Mamie Phipps Clark (1917-1983)
Born in Hot Springs, Ark., in 1917, Mamie Phipps Clark received bachelor’s and master’s degrees from Howard University. It was at Howard University that she met her husband, Kenneth Clark, who convinced her to pursue psychology instead of mathematics. Mamie’s Clark’s master thesis, “The Development of Consciousness of Self in Negro Pre-School Children," formed the early basis for the famous doll studies, which looked at the black child’s self-perception. The study proved to be an integral part of Brown vs. Board of Education, the 1954 court cast that ruled segregation in public schools unconstitutional. Bolstered by her graduate studies at Howard, Clark went to work for civil rights lawyer Charles Houston. There she met future Supreme Court Justice Thurgood Marshall and many others who had begun fighting segregation with the law.

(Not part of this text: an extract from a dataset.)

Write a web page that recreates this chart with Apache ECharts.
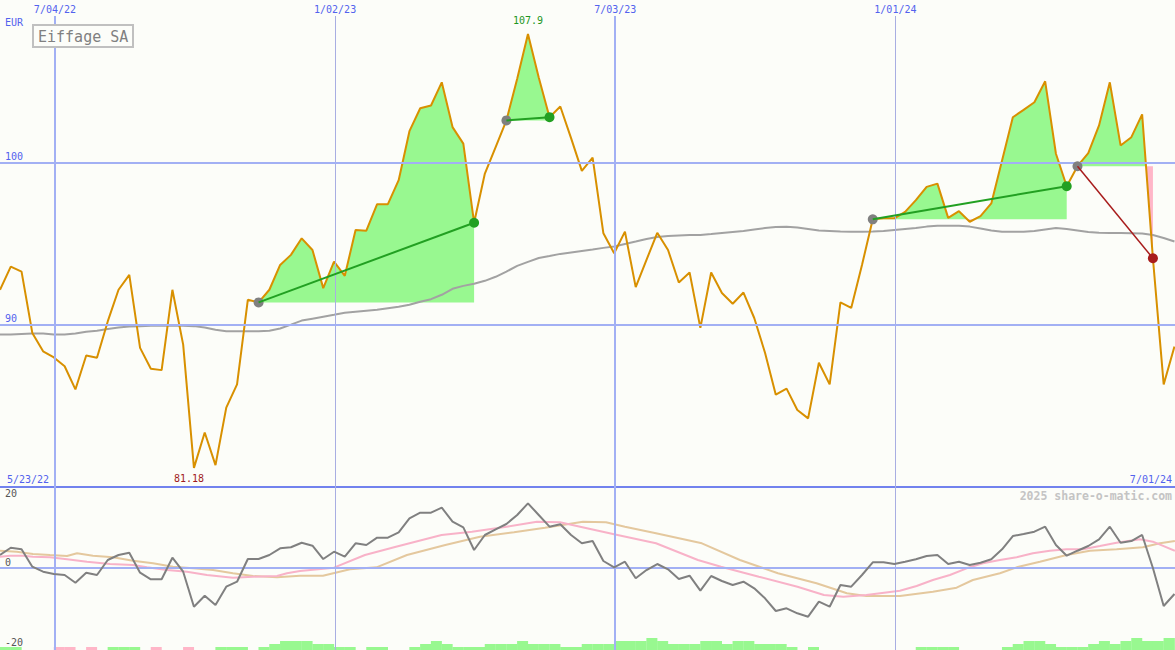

Clark held on to her legal connections, but decided she would further her education and entered Columbia University. Upon receiving her doctorate, Clark faced difficulty finding work as a psychologist in the early 1940s. After years of searching, she would come to work for the Riverdale Home for Children in New York, where she conducted psychological experiments and counseled black children. From that experience, Mamie Clark found her calling.
In February 1946, she and her husband opened the doors of The Northside Center for Child Development in Harlem. She created Northside in response to the city's lack of social services for minority children and it soon became one of the few places to offer psychological services to poor minority children. While both Clarks founded the center, Mamie Clark was its engine. She would spend the rest of her career —33 more years— at Northside Center for Child Development.